I requested this book from BookBridgr in exchange for an honest review.
In Unthink, Chris Paley demonstrates the ways in which are minds work subconsciously. How it reacts without our control, can be easily manipulated and responds to different stimuli. Paley mixes science, psychology and philosophy to explain how we understand our mind, and how the professionals try to understand it. After all, the only way we can understand our own minds, is to study others.
The Ebbinghaus Illusion – which blue circle is larger?
I could write an essay on what I have learnt, but that would be boring, enjoy these little factoids instead:
- We all instinctively mimic each other. It’s not deliberate, but it is socially important. ‘People who are naturally empathetic automatically mimic more, and when we want to get on with someone we are likely to imitate them without realising that we are doing so.’
- Want to attract a mate? Try wearing red, or taking a picture on a red background. Red implies romance and we are subconsciously drawn to that. Of course, this probably applies more to women as women are the target of the romance market.

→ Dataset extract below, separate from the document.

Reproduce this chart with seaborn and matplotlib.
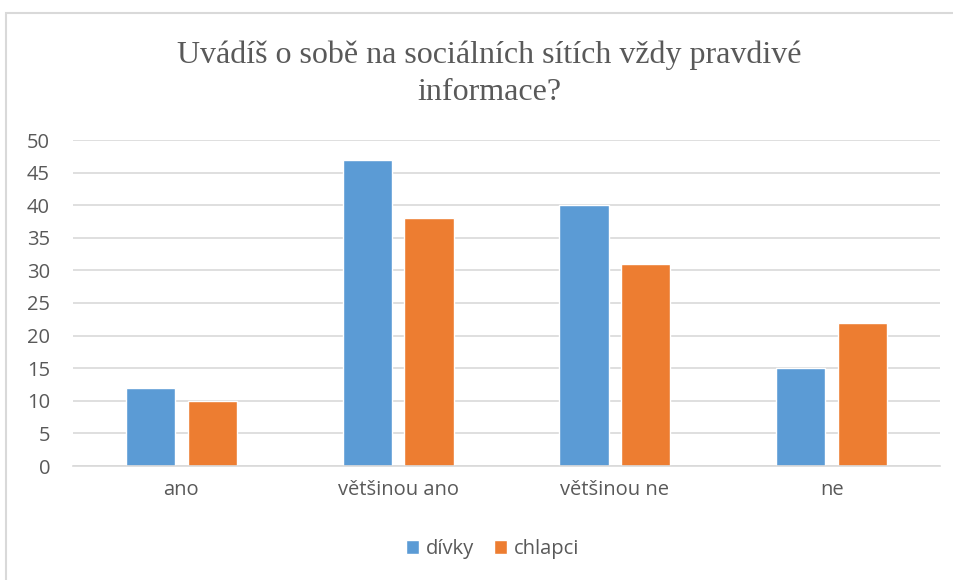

- Think you’ll never find someone and you never will – negativity is self destructive.
- ‘Remembering something doesn’t mean it happened.’
- Plato probably should have rethought his ethical superhero, empathy is more valuable than he realised.
“When The X-Files was popular, the number of reported alien abductions, some recovered under hypnosis or in therapy, rose dramatically. […] Memory’s a strange thing, and just as unreliable as those grainy photos of UFOs. The truth may be out there, but don’t rely on finding it in your head.’
The layout of Unthink was an added bonus to the generally interesting nature of the book. Paley neatly formats his information in to small chunks easily readable and allows you to dip in and out of the book with ease. A more standard format and I think I would have found it harder to consume (was this you testing my subconscious, Paley?).
Unthink may change the way you analyse the actions you take, but it probably won’t change them. We are programmed by certain controls and while I believe some of these can be altered or re-programmed, it would take time. That’s not a criticism of Unthink, that’s just who and how we are. Fascinating, isn’t it.
Unthink by Chris Paley is published on the 14th August by Coronet.